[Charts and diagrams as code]
* * * * * * *
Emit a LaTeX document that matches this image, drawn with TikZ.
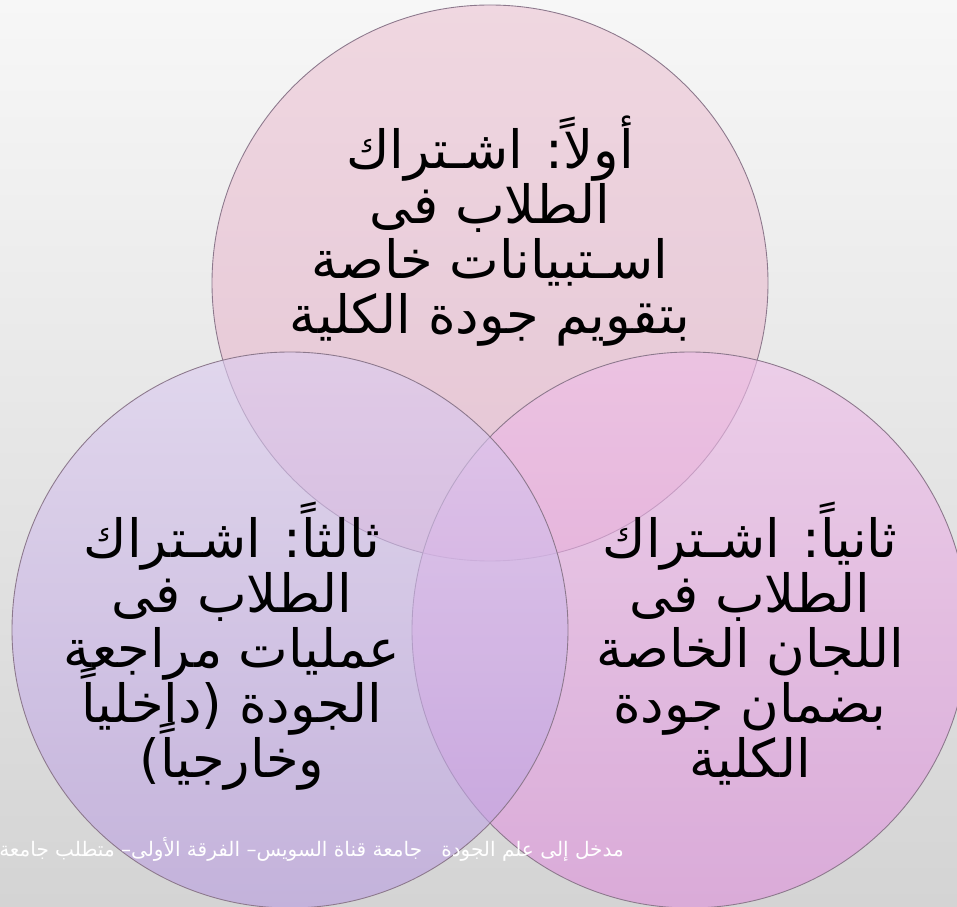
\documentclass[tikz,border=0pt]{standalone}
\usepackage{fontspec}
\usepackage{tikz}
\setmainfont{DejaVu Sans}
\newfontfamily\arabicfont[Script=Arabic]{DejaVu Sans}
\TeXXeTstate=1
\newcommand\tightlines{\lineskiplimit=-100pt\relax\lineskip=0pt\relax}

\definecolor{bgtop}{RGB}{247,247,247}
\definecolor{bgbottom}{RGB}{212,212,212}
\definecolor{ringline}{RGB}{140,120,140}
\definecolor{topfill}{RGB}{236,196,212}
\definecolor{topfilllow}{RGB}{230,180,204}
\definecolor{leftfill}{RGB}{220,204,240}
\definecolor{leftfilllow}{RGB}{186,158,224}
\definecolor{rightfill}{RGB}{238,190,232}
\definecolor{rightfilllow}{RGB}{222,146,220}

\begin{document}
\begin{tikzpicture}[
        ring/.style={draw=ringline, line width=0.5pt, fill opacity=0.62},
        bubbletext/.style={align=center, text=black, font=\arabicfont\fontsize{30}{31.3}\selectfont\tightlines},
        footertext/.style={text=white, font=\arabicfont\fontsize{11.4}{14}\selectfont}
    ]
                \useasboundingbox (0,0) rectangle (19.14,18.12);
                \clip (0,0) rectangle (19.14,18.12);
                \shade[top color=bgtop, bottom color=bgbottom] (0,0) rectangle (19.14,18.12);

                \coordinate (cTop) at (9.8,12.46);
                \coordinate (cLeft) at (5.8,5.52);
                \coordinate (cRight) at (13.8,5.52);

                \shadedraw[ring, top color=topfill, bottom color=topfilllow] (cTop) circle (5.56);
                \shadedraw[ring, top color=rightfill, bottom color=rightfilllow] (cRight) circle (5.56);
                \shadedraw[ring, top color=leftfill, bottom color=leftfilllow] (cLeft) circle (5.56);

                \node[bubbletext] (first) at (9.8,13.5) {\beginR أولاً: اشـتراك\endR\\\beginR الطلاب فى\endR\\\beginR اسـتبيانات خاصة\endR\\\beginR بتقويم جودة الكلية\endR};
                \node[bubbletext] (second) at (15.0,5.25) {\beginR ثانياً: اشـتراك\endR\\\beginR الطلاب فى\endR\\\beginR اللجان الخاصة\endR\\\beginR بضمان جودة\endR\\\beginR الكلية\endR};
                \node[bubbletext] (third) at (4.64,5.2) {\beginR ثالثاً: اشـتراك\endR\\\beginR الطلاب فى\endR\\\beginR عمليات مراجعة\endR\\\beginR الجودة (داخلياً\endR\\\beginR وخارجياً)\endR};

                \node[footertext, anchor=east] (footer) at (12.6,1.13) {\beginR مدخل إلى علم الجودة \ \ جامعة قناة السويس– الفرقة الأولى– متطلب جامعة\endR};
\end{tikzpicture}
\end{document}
* * * * * * *
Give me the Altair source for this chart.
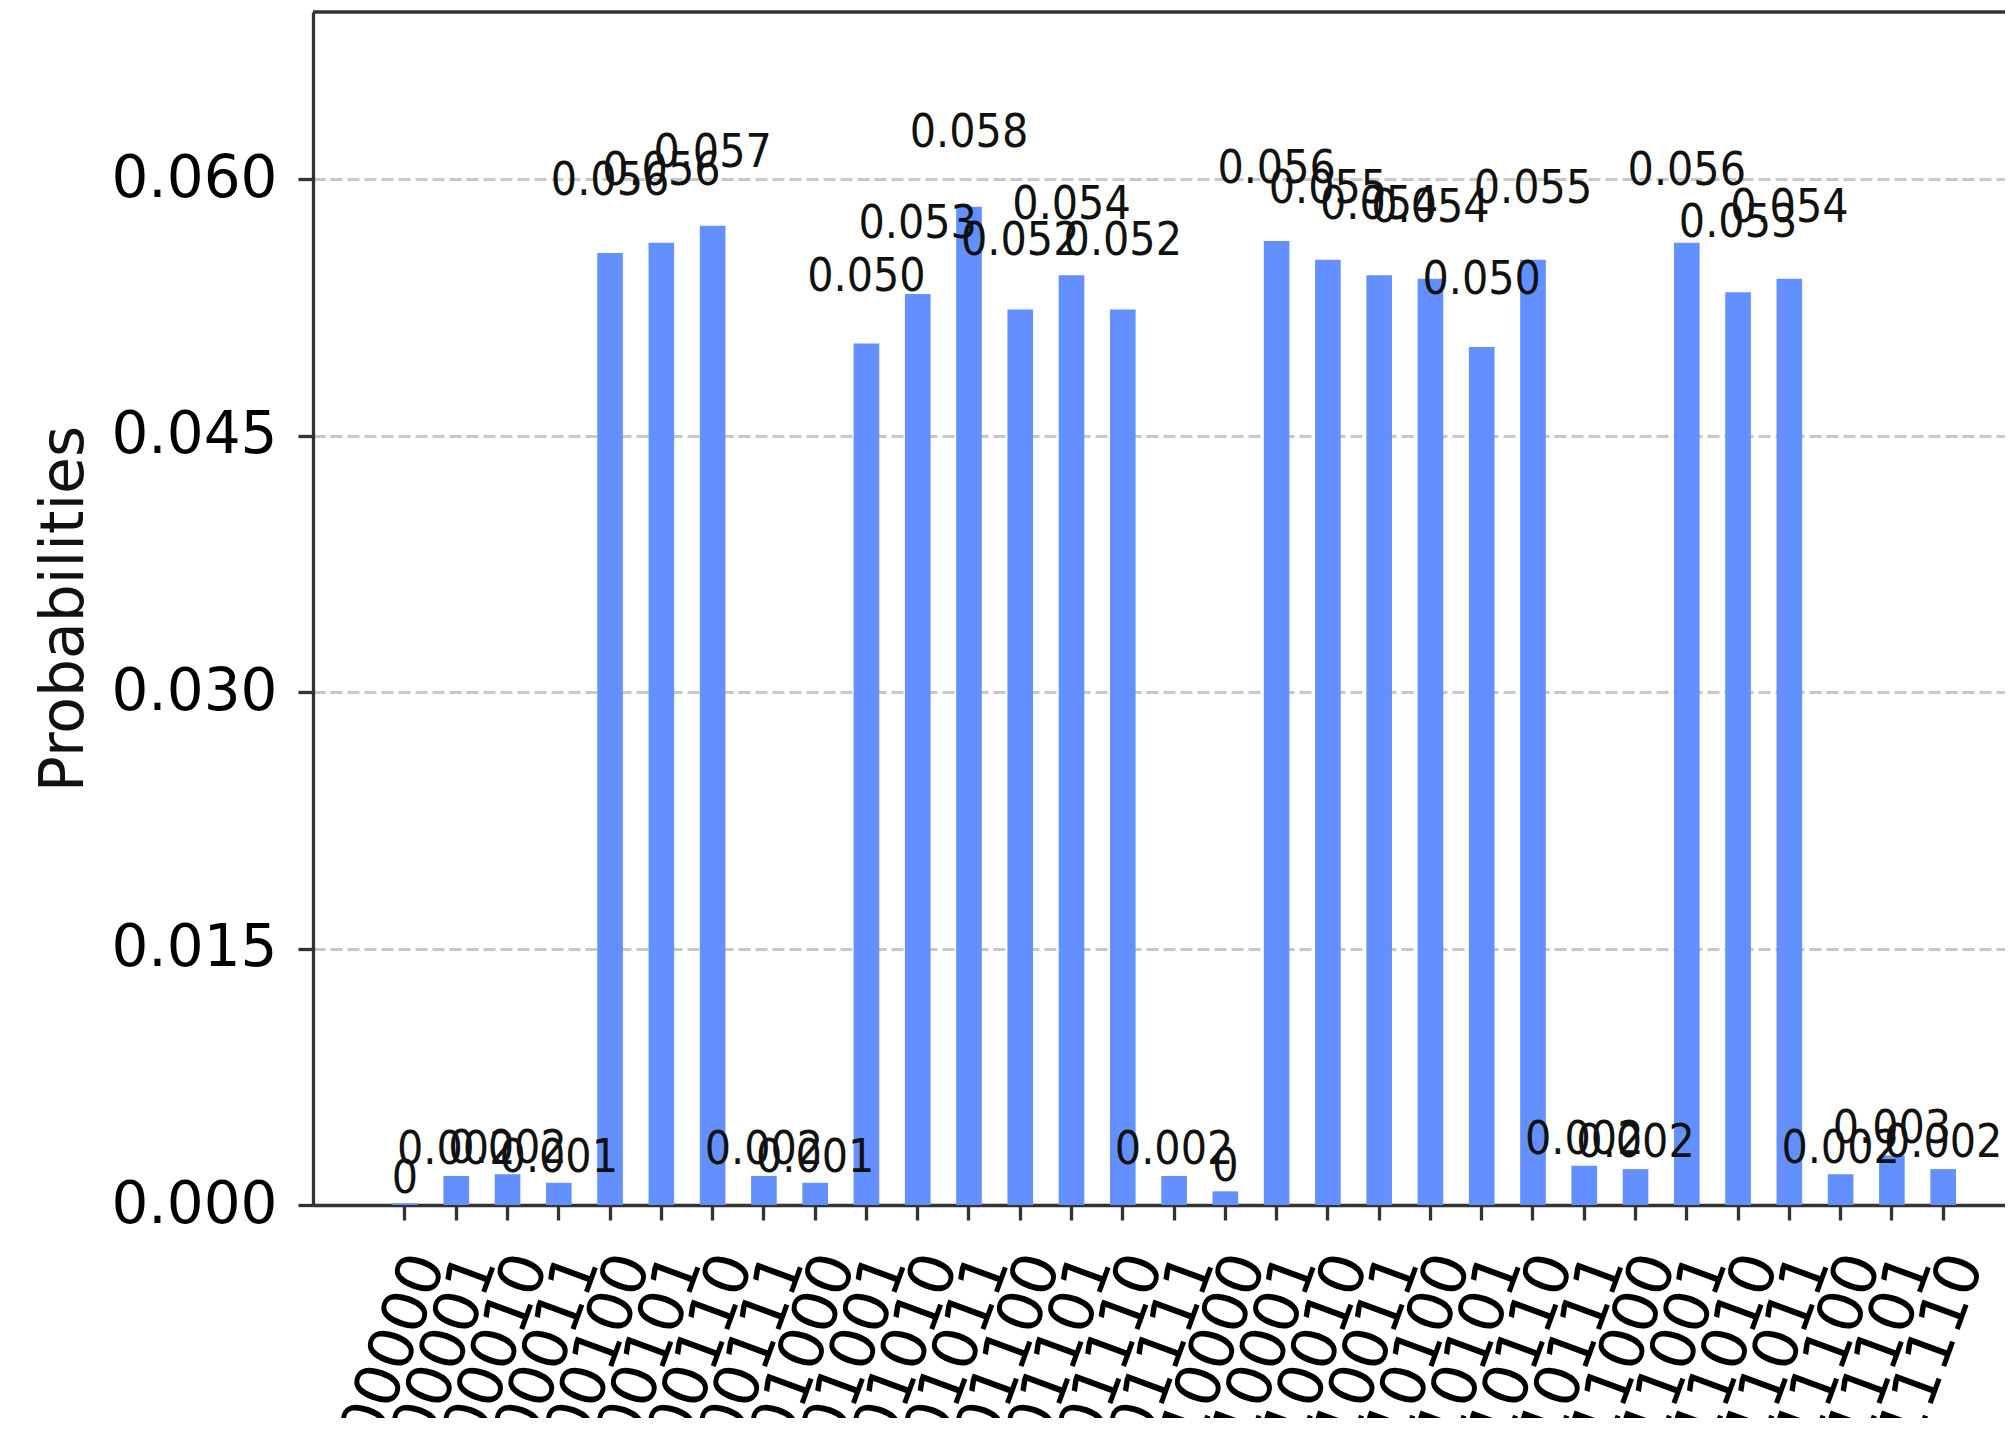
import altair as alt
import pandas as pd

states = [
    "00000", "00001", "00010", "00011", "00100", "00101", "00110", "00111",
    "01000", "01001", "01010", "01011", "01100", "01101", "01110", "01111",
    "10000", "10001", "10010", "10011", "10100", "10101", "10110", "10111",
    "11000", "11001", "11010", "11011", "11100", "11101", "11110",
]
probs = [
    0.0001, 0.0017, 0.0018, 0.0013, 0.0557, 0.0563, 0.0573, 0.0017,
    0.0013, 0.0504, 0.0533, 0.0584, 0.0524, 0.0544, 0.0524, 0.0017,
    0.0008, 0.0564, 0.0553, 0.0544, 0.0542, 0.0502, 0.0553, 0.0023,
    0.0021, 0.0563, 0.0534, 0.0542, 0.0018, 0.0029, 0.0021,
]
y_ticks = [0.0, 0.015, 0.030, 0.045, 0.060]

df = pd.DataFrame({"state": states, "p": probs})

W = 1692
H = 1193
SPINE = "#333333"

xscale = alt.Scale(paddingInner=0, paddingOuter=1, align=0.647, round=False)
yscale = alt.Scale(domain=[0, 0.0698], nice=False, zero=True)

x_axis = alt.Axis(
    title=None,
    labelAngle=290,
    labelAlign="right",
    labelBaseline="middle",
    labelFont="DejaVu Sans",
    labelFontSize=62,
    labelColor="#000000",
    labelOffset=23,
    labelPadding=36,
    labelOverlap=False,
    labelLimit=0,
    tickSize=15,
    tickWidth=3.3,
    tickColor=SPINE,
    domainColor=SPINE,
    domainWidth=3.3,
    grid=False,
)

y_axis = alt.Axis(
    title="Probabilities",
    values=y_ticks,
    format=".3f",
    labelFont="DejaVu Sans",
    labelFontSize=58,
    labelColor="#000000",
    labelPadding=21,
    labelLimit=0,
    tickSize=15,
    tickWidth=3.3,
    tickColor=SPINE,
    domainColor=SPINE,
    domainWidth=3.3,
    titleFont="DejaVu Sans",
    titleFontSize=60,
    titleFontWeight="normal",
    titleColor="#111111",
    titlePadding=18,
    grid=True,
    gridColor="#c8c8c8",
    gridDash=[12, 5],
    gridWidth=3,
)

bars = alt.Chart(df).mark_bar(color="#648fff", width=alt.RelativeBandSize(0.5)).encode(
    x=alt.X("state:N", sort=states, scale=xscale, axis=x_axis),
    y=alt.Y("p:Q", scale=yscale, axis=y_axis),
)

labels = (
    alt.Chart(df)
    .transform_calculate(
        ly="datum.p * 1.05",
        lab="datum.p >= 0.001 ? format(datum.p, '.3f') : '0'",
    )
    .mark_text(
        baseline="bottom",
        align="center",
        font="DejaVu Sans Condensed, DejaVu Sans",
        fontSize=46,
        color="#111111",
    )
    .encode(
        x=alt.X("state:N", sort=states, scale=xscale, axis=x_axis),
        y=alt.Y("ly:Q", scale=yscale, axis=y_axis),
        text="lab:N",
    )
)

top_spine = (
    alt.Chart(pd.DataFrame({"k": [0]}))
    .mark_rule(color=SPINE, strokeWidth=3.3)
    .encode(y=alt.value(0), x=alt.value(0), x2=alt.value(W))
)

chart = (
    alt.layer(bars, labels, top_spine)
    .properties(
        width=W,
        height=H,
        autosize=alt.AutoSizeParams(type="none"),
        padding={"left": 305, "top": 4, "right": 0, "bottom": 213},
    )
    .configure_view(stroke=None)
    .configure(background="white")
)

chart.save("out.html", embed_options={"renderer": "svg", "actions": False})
* * * * * * *
Print everything from the line with "Emit a LaTeX" down to the line with "(third) at (4.64,5.2)", both included, exactly as written and without the pictures.

Emit a LaTeX document that matches this image, drawn with TikZ.
\documentclass[tikz,border=0pt]{standalone}
\usepackage{fontspec}
\usepackage{tikz}
\setmainfont{DejaVu Sans}
\newfontfamily\arabicfont[Script=Arabic]{DejaVu Sans}
\TeXXeTstate=1
\newcommand\tightlines{\lineskiplimit=-100pt\relax\lineskip=0pt\relax}

\definecolor{bgtop}{RGB}{247,247,247}
\definecolor{bgbottom}{RGB}{212,212,212}
\definecolor{ringline}{RGB}{140,120,140}
\definecolor{topfill}{RGB}{236,196,212}
\definecolor{topfilllow}{RGB}{230,180,204}
\definecolor{leftfill}{RGB}{220,204,240}
\definecolor{leftfilllow}{RGB}{186,158,224}
\definecolor{rightfill}{RGB}{238,190,232}
\definecolor{rightfilllow}{RGB}{222,146,220}

\begin{document}
\begin{tikzpicture}[
        ring/.style={draw=ringline, line width=0.5pt, fill opacity=0.62},
        bubbletext/.style={align=center, text=black, font=\arabicfont\fontsize{30}{31.3}\selectfont\tightlines},
        footertext/.style={text=white, font=\arabicfont\fontsize{11.4}{14}\selectfont}
    ]
                \useasboundingbox (0,0) rectangle (19.14,18.12);
                \clip (0,0) rectangle (19.14,18.12);
                \shade[top color=bgtop, bottom color=bgbottom] (0,0) rectangle (19.14,18.12);

                \coordinate (cTop) at (9.8,12.46);
                \coordinate (cLeft) at (5.8,5.52);
                \coordinate (cRight) at (13.8,5.52);

                \shadedraw[ring, top color=topfill, bottom color=topfilllow] (cTop) circle (5.56);
                \shadedraw[ring, top color=rightfill, bottom color=rightfilllow] (cRight) circle (5.56);
                \shadedraw[ring, top color=leftfill, bottom color=leftfilllow] (cLeft) circle (5.56);

                \node[bubbletext] (first) at (9.8,13.5) {\beginR أولاً: اشـتراك\endR\\\beginR الطلاب فى\endR\\\beginR اسـتبيانات خاصة\endR\\\beginR بتقويم جودة الكلية\endR};
                \node[bubbletext] (second) at (15.0,5.25) {\beginR ثانياً: اشـتراك\endR\\\beginR الطلاب فى\endR\\\beginR اللجان الخاصة\endR\\\beginR بضمان جودة\endR\\\beginR الكلية\endR};
                \node[bubbletext] (third) at (4.64,5.2) {\beginR ثالثاً: اشـتراك\endR\\\beginR الطلاب فى\endR\\\beginR عمليات مراجعة\endR\\\beginR الجودة (داخلياً\endR\\\beginR وخارجياً)\endR};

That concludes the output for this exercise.